Wie zich op teeltkeus toe wil gaan leggen, die kan 't zonder een nauwkeurige boekhouding niet stellen. Men moet, 't geen de volken elk voor zich opleveren, vergelijken, men moet letten op de omstandigheden, die op de honingdracht invloed hebben en dan, als de resultaten na 2 of 3 jaren altijd best geweest zijn, dan kan men aan een volk een briefje van zeer goed geven en is 't waard voor de teelt in aanmerking te komen. Vooral is een koningin voor teeltkeus geschikt, als haar moeder of haar zuster ook al uitgemunt hebben. Maar niemand kan dat allemaal in 't hoofd houden en juiste aanteekeningen voorkomen abuizen.

Om er heel zeker van te zijn en zich omslachtige beschrijvingen te besparen, geeft men, ten minste aan de koninginnen van den voor de bijenteelt bestemden stand, namen, zooals dat in Zwitserland al sedert lang gedaan wordt, of men duidt ze met letters aan. Heeft men nu door zwermen, of door 't overbrengen van broed, of door koninginne-kweekkastjes van zoo'n uitgezochte koningin een aantal volken opgekweekt, dan vergelijkt men nauwkeurig wat die zusterstokken opleveren en dan zal men verbaasd staan, dat hun overeenkomst in vlijt en wijze van doen al aan 't vlieggat te bemerken is.

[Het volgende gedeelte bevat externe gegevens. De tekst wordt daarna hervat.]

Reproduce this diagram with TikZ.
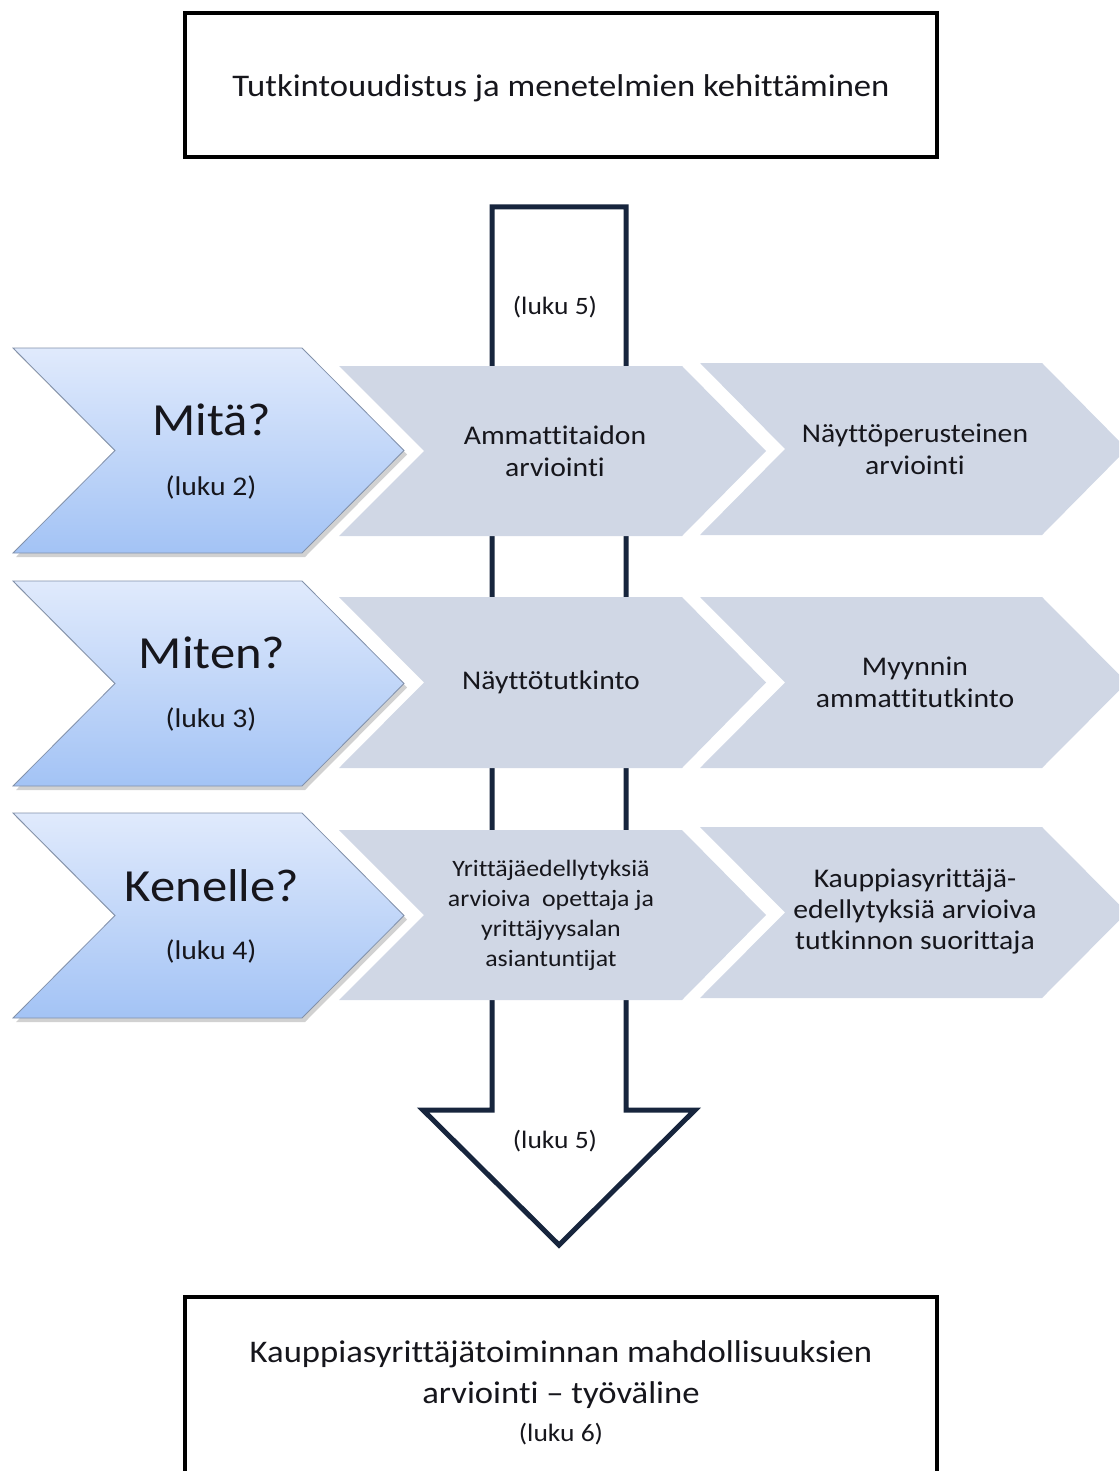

Hiermede is echter nog maar aan een eisch voldaan van de teeltkeus, waarbij men een bepaald doel voor oogen heeft. Van evenveel belang als het vrouwelijke is ook het mannelijke element. Wel mag men 't als een groot voordeel beschouwen, wanneer de ijmkers hunne vrouwelijke fokdieren uitzoeken en voor een kleiner bedrijf is dat ook wel voldoende. Want de ondervinding heeft geleerd, dat de jonge koningin meestal de goede eigenschappen van de moeder bezit.

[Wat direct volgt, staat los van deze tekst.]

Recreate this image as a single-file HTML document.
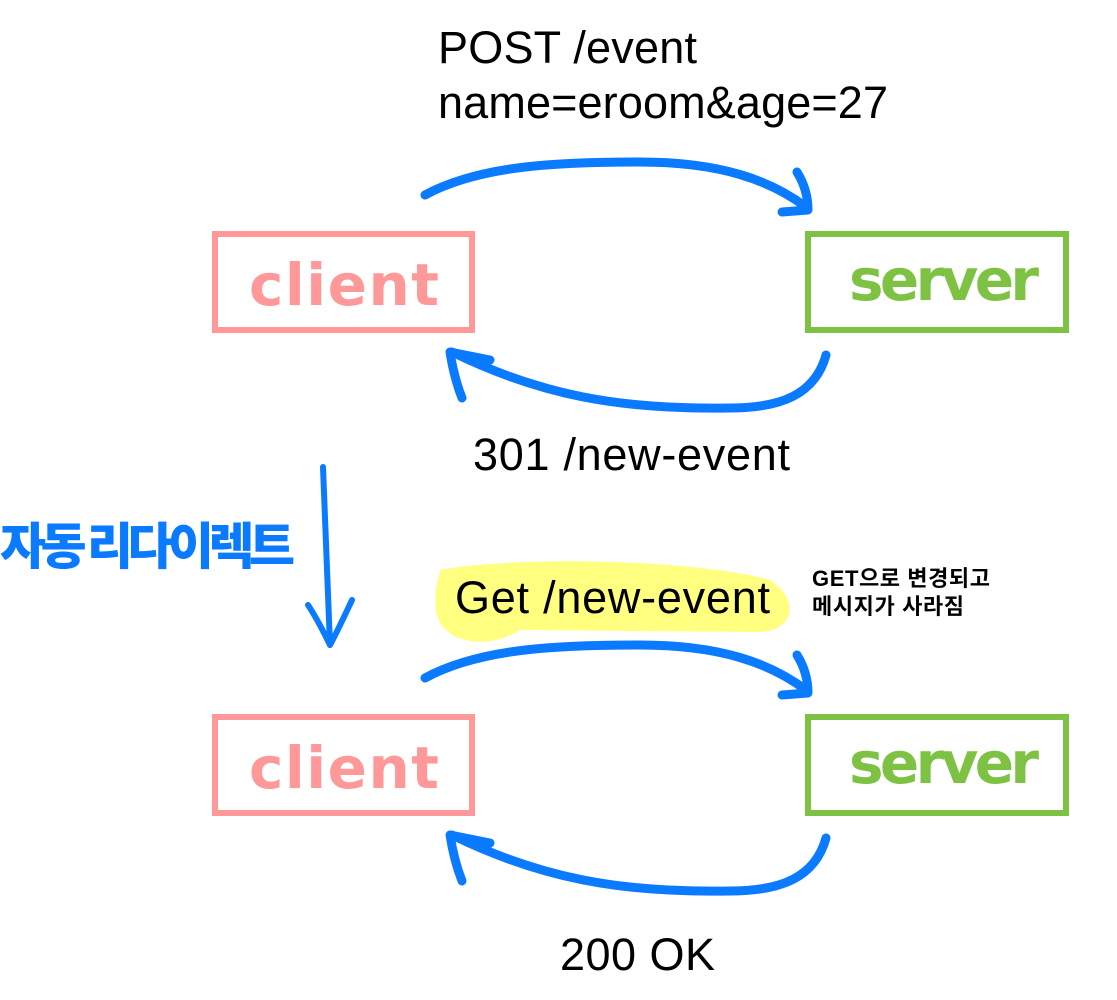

Maar voor een stelselmatige teeltkeus is ook noodig, dat de mannelijke fokdieren uitgekozen worden. Men moet er daarom voor zorgen, dat een beproefd volk ook gelegenheid heeft om een flink aantal darren op te kweeken. Met wat volharding is 't mogelijk om door opwekkend voedsel de koningin van een voor de teelt bestemd volk en de darren van een dergelijk tweede 's avonds tegen 4 uur tot een uitvlucht te brengen, waardoor ‘t zeer waarschijnlijk wordt, dat er paring zal plaats hebben.

Maar dat is dan ook alles wat we doen kunnen. Alle kunstmiddelen, die zooal te berde zijn gebracht, de groote tent, de paring in een flesch (!) of zelfs in de hand zijn Amerikaansche humbug. Die handelt, zooals in deze regelen is aangegeven, die brengt teeltkeus in toepassing en zal al spoedig de groote voordeelen daarvan leeren kennen.